In recent years, Latinos have benefited immensely from new communications technologies. Thanks to the widespread availability of high-speed Internet connections, Latinos of all ages and income levels can tap into the transformative potential of broadband and use the universe of tools it enables to start a business, improve their education, monitor their health, or just stay in better touch with family and friends. Together, such a broad array of uses, which ranges from the mundane to the life-saving, has provided our community with a unique platform for advancement and engagement. Indeed, the economic and social clout of our rapidly growing demographic is amplified immeasurably by these tools. For these reasons, Latinos should be greatly concerned by any attempt to slow or halt these critical advances. A proceeding in Washington that implicates the future of the Internet should thus be of great interest.

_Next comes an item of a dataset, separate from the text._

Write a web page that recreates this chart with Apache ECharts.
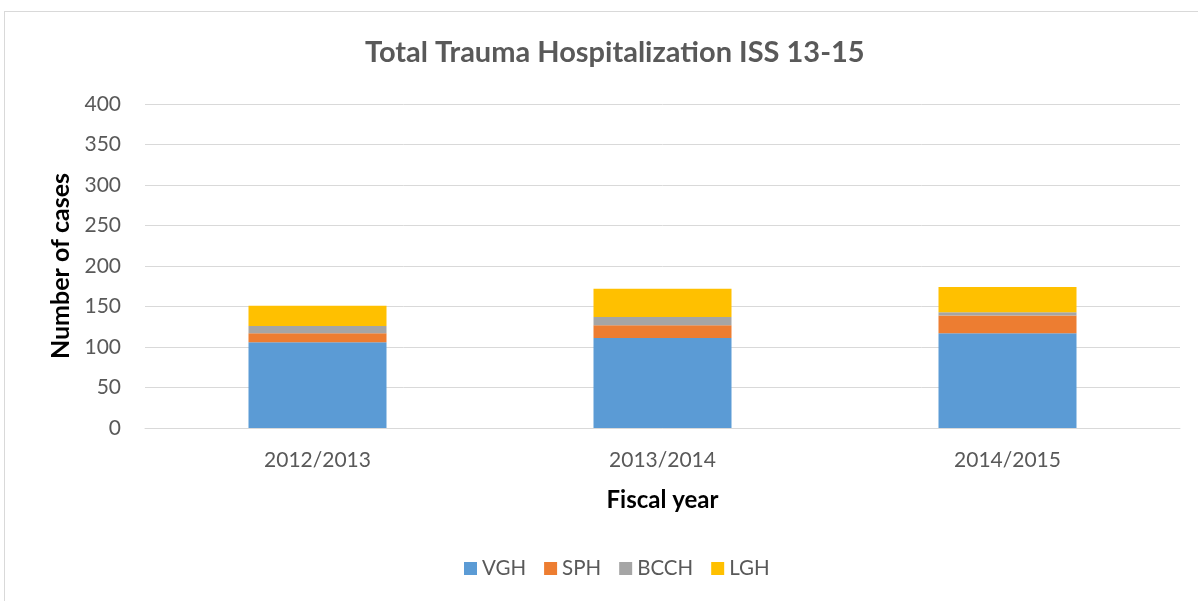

The Federal Communications Commission (FCC) is currently considering rules to protect the “open Internet.” The open Internet is the Internet we currently enjoy – a place where we can visit whatever website we want and send whatever information we wish without having to worry about it being blocked or degraded. This is a worthy goal, one that all Latinos should embrace. But how we achieve that goal matters as much, if not more than, the goal itself, because if we pick the wrong path, we might end up in a very bad place.

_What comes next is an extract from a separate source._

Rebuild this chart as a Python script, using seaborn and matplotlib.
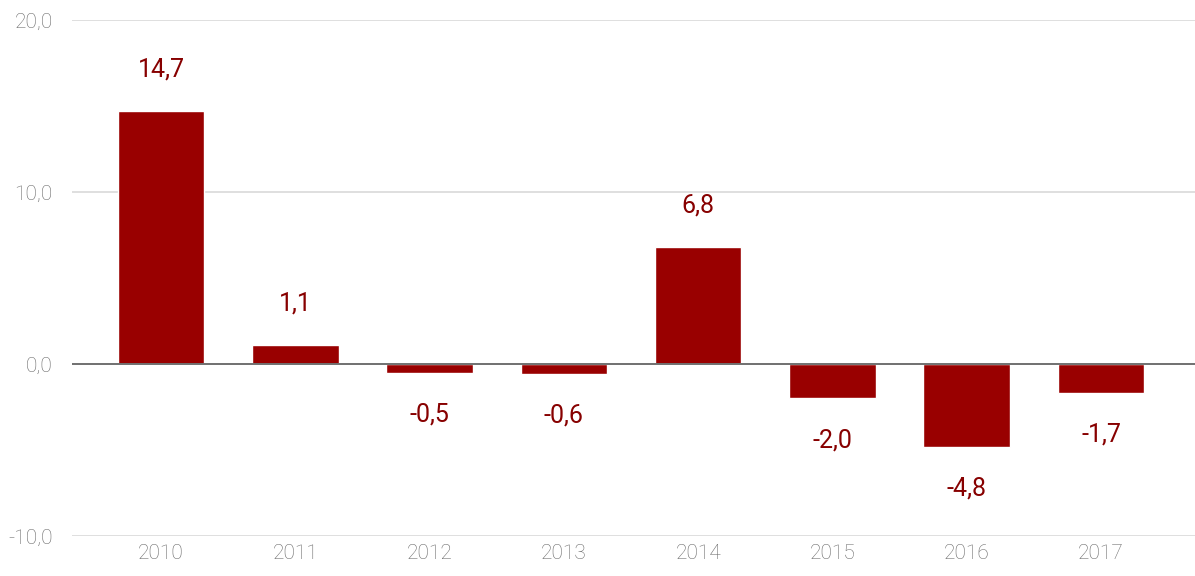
import matplotlib
matplotlib.use("Agg")
import matplotlib.pyplot as plt
import seaborn as sns
import pandas as pd

years = ["2010", "2011", "2012", "2013", "2014", "2015", "2016", "2017"]
values = [14.7, 1.1, -0.5, -0.6, 6.8, -2.0, -4.8, -1.7]
y_ticks = [-10, 0, 10, 20]

bar_color = "#990000"
label_color = "#870000"
tick_color = "#6a6a6a"

sns.set_theme(style="white")
plt.rcParams["font.family"] = ["Roboto", "DejaVu Sans"]

df = pd.DataFrame({"year": years, "value": values})

fig = plt.figure(figsize=(11.95, 5.76), dpi=100)
ax = fig.add_axes([72 / 1195, 40 / 576, (1195 - 72) / 1195, (536 - 20) / 576])

sns.barplot(data=df, x="year", y="value", color=bar_color, width=0.645,
            saturation=1, ax=ax, zorder=3)

ax.set_ylim(-10, 20)
ax.set_xlim(-0.663, 7.70)
ax.set_yticks(y_ticks)
ax.set_yticklabels([f"{t:.1f}".replace(".", ",") for t in y_ticks])
ax.set_xlabel("")
ax.set_ylabel("")

for t in y_ticks:
    if t == 0:
        ax.axhline(0, color="#707070", lw=1.4, zorder=4)
    else:
        ax.axhline(t, color="#d9d9d9", lw=1.2, zorder=1)

for i, v in enumerate(values):
    off = 30 if v >= 0 else -30
    ax.annotate(f"{v:.1f}".replace(".", ","), xy=(i, v), xytext=(0, off),
                textcoords="offset points", ha="center", va="center",
                fontsize=18, color=label_color, fontweight="normal")

for s in ax.spines.values():
    s.set_visible(False)
ax.tick_params(axis="both", length=0, labelsize=15, labelcolor=tick_color)
ax.tick_params(axis="y", pad=14)
ax.tick_params(axis="x", pad=6)
for lab in ax.get_xticklabels() + ax.get_yticklabels():
    lab.set_fontweight("light")

fig.savefig("out.png", dpi=100, facecolor="white")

President Obama recently offered his preferred path forward. He wants the FCC to radically alter how it regulates broadband service providers by treating them as public utilities. In other words, the President equates broadband service to basic telephone and electric service. If the FCC agrees, this would be a dramatic shift in how it has long approached broadband. Indeed, in response to legislation adopted by a bipartisan Congress in the late 1990s, the FCC developed rules to ensure that the blossoming broadband market was exempt from the rigid rules that were long applied to telephone companies. In response, broadband service providers have invested over a trillion dollars in their networks. Switching course now would have the opposite effect – service providers would pull back investments. This is already happening. AT&T recently announced that it was hitting the pause button on a major upgrade of its broadband network until it has more certainty about the regulatory framework going forward.

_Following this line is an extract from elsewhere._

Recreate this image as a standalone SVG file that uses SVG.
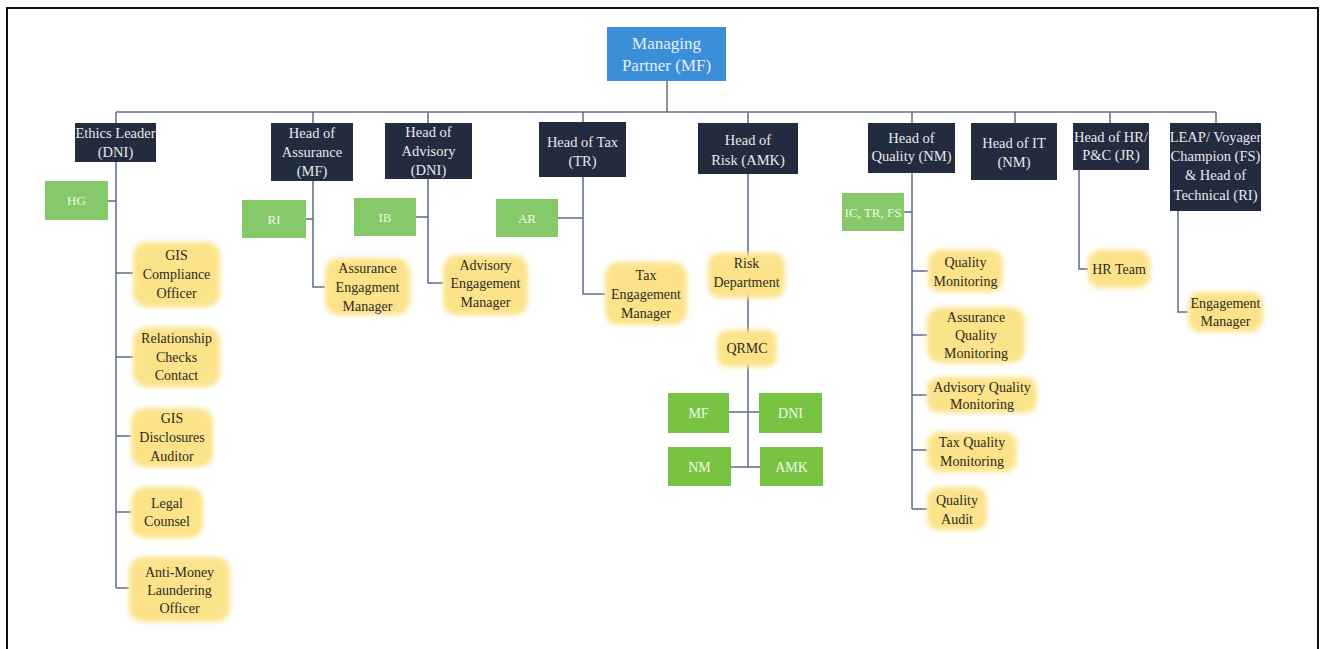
<svg xmlns="http://www.w3.org/2000/svg" width="1320" height="649" viewBox="0 0 1320 649">
<defs>
<filter id="glow" x="-20%" y="-20%" width="140%" height="140%">
<feGaussianBlur in="SourceGraphic" stdDeviation="2.5"/>
</filter>
<style>
.dark rect{fill:#222c3e;}
.dark text{fill:#e8e8ec;font-family:"Liberation Serif",serif;font-size:14.5px;text-anchor:middle;}
.mp rect{fill:#3a8fd8;}
.mp text{fill:#e6eef8;font-family:"Liberation Serif",serif;font-size:17px;text-anchor:middle;}
.yel rect{fill:#fce38a;filter:url(#glow);}
.yel text{fill:#2e2a22;font-family:"Liberation Serif",serif;font-size:14px;text-anchor:middle;}
.grn rect{fill:#86c96a;}
.grn text{fill:#eef7e8;font-family:"Liberation Serif",serif;font-size:13px;text-anchor:middle;}
.grn2 rect{fill:#78c442;}
.grn2 text{fill:#f0f8ea;font-family:"Liberation Serif",serif;font-size:14px;text-anchor:middle;}
.conn{fill:none;stroke:#5c6b8c;stroke-width:1.5;}
.bus{fill:none;stroke:#6a6f78;stroke-width:1.5;}
</style>
</defs>
<rect x="0" y="0" width="1320" height="649" fill="#ffffff"/>
<rect x="7" y="8" width="1311" height="670" fill="#ffffff" stroke="#111" stroke-width="2"/>

<g id="connectors">
<path class="bus" d="M667 81V112M116 112H1216M116 112V123M313 112V123M428 112V123M583 112V122M748 112V123M912 112V123M1015 112V123M1110 112V123M1216 112V123"/>
<path class="conn" d="M116 162V588M108 201H116M116 273H133M116 357H133M116 436H131M116 512H131M116 588H129"/>
<path class="conn" d="M313 181V287H325M306 219H313"/>
<path class="conn" d="M428 179V283H443M416 217H428"/>
<path class="conn" d="M583 177V294H605M558 218H583"/>
<path class="conn" d="M748 174V467M729 412H759M731 467H760"/>
<path class="conn" d="M912 173V509M904 212H912M912 271H928M912 335H927M912 395H927M912 450H927M912 509H927"/>
<path class="conn" d="M1079 170V269H1088"/>
<path class="conn" d="M1178 211V312H1188"/>
</g>

<g id="managing-partner" class="mp"><rect x="607" y="27" width="119" height="54"/><text x="666.5" y="49">Managing</text><text x="666.5" y="71">Partner (MF)</text></g>

<g id="ethics-leader" class="dark"><rect x="75" y="123" width="81" height="39"/><text x="115.5" y="138">Ethics Leader</text><text x="115.5" y="157">(DNI)</text></g>
<g id="head-assurance" class="dark"><rect x="271" y="123" width="82" height="58"/><text x="312" y="138">Head of</text><text x="312" y="157">Assurance</text><text x="312" y="176">(MF)</text></g>
<g id="head-advisory" class="dark"><rect x="385" y="123" width="87" height="56"/><text x="428.5" y="137">Head of</text><text x="428.5" y="156">Advisory</text><text x="428.5" y="175">(DNI)</text></g>
<g id="head-tax" class="dark"><rect x="539" y="122" width="87" height="55"/><text x="582.5" y="147">Head of Tax</text><text x="582.5" y="166">(TR)</text></g>
<g id="head-risk" class="dark"><rect x="698" y="123" width="100" height="51"/><text x="748" y="145">Head of</text><text x="748" y="165">Risk (AMK)</text></g>
<g id="head-quality" class="dark"><rect x="868" y="123" width="87" height="50"/><text x="911.5" y="143">Head  of</text><text x="911.5" y="161">Quality (NM)</text></g>
<g id="head-it" class="dark"><rect x="971" y="123" width="86" height="57"/><text x="1014" y="148">Head of IT</text><text x="1014" y="167">(NM)</text></g>
<g id="head-hr" class="dark"><rect x="1073" y="123" width="76" height="47"/><text x="1111" y="142">Head of HR/</text><text x="1111" y="160">P&amp;C (JR)</text></g>
<g id="leap" class="dark"><rect x="1170" y="123" width="91" height="88"/><text x="1215.5" y="142">LEAP/ Voyager</text><text x="1215.5" y="161">Champion (FS)</text><text x="1215.5" y="180">&amp; Head of</text><text x="1215.5" y="200">Technical (RI)</text></g>

<g id="g-ethics" class="grn"><rect x="45" y="181" width="63" height="39"/><text x="76.5" y="205">HG</text></g>
<g id="g-assurance" class="grn"><rect x="242" y="200" width="64" height="38"/><text x="274" y="224">RI</text></g>
<g id="g-advisory" class="grn"><rect x="354" y="198" width="62" height="38"/><text x="385" y="222">IB</text></g>
<g id="g-tax" class="grn"><rect x="496" y="199" width="62" height="38"/><text x="527" y="223">AR</text></g>
<g id="g-quality" class="grn"><rect x="842" y="193" width="62" height="38"/><text x="873" y="217">IC, TR, FS</text></g>

<g id="gis-compliance" class="yel"><rect x="133" y="242" width="87" height="65" rx="14"/><text x="176.5" y="260">GIS</text><text x="176.5" y="279">Compliance</text><text x="176.5" y="298">Officer</text></g>
<g id="relationship" class="yel"><rect x="133" y="327" width="87" height="60" rx="14"/><text x="176.5" y="343">Relationship</text><text x="176.5" y="362">Checks</text><text x="176.5" y="380">Contact</text></g>
<g id="gis-disclosures" class="yel"><rect x="131" y="408" width="82" height="59" rx="14"/><text x="172" y="423">GIS</text><text x="172" y="442">Disclosures</text><text x="172" y="461">Auditor</text></g>
<g id="legal" class="yel"><rect x="131" y="487" width="72" height="51" rx="14"/><text x="167" y="508">Legal</text><text x="167" y="526">Counsel</text></g>
<g id="aml" class="yel"><rect x="129" y="557" width="101" height="65" rx="14"/><text x="179.5" y="577">Anti-Money</text><text x="179.5" y="595">Laundering</text><text x="179.5" y="613">Officer</text></g>

<g id="assurance-em" class="yel"><rect x="325" y="258" width="85" height="57" rx="14"/><text x="367.5" y="273">Assurance</text><text x="367.5" y="292">Engagment</text><text x="367.5" y="311">Manager</text></g>
<g id="advisory-em" class="yel"><rect x="443" y="255" width="85" height="60" rx="14"/><text x="485.5" y="270">Advisory</text><text x="485.5" y="288">Engagement</text><text x="485.5" y="307">Manager</text></g>
<g id="tax-em" class="yel"><rect x="605" y="262" width="82" height="63" rx="14"/><text x="646" y="280">Tax</text><text x="646" y="299">Engagement</text><text x="646" y="318">Manager</text></g>

<g id="risk-dept" class="yel"><rect x="708" y="253" width="77" height="45" rx="12"/><text x="746.5" y="268">Risk</text><text x="746.5" y="287">Department</text></g>
<g id="qrmc" class="yel"><rect x="717" y="330" width="60" height="37" rx="10"/><text x="747" y="353">QRMC</text></g>
<g id="q-mf" class="grn2"><rect x="668" y="393" width="61" height="40"/><text x="698.5" y="418">MF</text></g>
<g id="q-dni" class="grn2"><rect x="759" y="393" width="63" height="40"/><text x="790.5" y="418">DNI</text></g>
<g id="q-nm" class="grn2"><rect x="668" y="447" width="63" height="39"/><text x="699.5" y="472">NM</text></g>
<g id="q-amk" class="grn2"><rect x="760" y="447" width="63" height="39"/><text x="791.5" y="472">AMK</text></g>

<g id="quality-monitoring" class="yel"><rect x="928" y="250" width="75" height="42" rx="12"/><text x="965.5" y="267">Quality</text><text x="965.5" y="286">Monitoring</text></g>
<g id="assurance-qm" class="yel"><rect x="927" y="307" width="98" height="56" rx="14"/><text x="976" y="322">Assurance</text><text x="976" y="340">Quality</text><text x="976" y="358">Monitoring</text></g>
<g id="advisory-qm" class="yel"><rect x="927" y="377" width="110" height="36" rx="12"/><text x="982" y="392">Advisory Quality</text><text x="982" y="409">Monitoring</text></g>
<g id="tax-qm" class="yel"><rect x="927" y="432" width="90" height="40" rx="12"/><text x="972" y="447">Tax Quality</text><text x="972" y="466">Monitoring</text></g>
<g id="quality-audit" class="yel"><rect x="927" y="487" width="60" height="43" rx="12"/><text x="957" y="505">Quality</text><text x="957" y="524">Audit</text></g>

<g id="hr-team" class="yel"><rect x="1088" y="250" width="62" height="38" rx="12"/><text x="1119" y="274">HR Team</text></g>
<g id="engagement-manager" class="yel"><rect x="1188" y="292" width="75" height="40" rx="12"/><text x="1225.5" y="308">Engagement</text><text x="1225.5" y="326">Manager</text></g>
</svg>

Rules that hurt investment in broadband networks will negatively impact the ability for our communities to continue benefiting from the Internet. Less investment will slow the deployment of better, faster, and more reliable networks. Our communities would have fewer opportunities to leverage these connections. Prices might rise to offset declines in investment or to comply with the mountain of new regulations that would be imposed on them. With higher rates of unemployment and lower average incomes than other demographic groups, price increases will strain many Latino budgets. Jobs will also be lost, depriving Latinos of a range of opportunities to work in and around the broadband sector. And the millions of Latinos who remain offline will likely stay offline as prices go up and access opportunities go down.
All of this paints a very bleak picture of the future. Fortunately, these outcomes are not preordained. The FCC has another route available to it on the path to protecting the open Internet. As an independent agency, it does not have to follow the President’s advice. Instead, it could formalize strong rules that don’t require it to treat broadband providers as public utilities. This can be done rather easily according to authority it already possesses in federal law. This authority stems from section 706 of the Telecommunications Act of 1996, the same piece of legislation that called on the FCC to keep the Internet unfettered by unnecessary regulation. This section empowers the FCC to adopt a range of open Internet rules, rules that will help preserve the user experience that we’ve all come to rely on.
The FCC should be urged to exercise its independence and do what’s best for the country. Anything less would amount to a gamble on our Internet future, and that’s a bet we can’t afford to even think about losing.
Jose Marquez serves as the National President and CEO of Latinos in Informations Sciences and Technology Association (LISTA).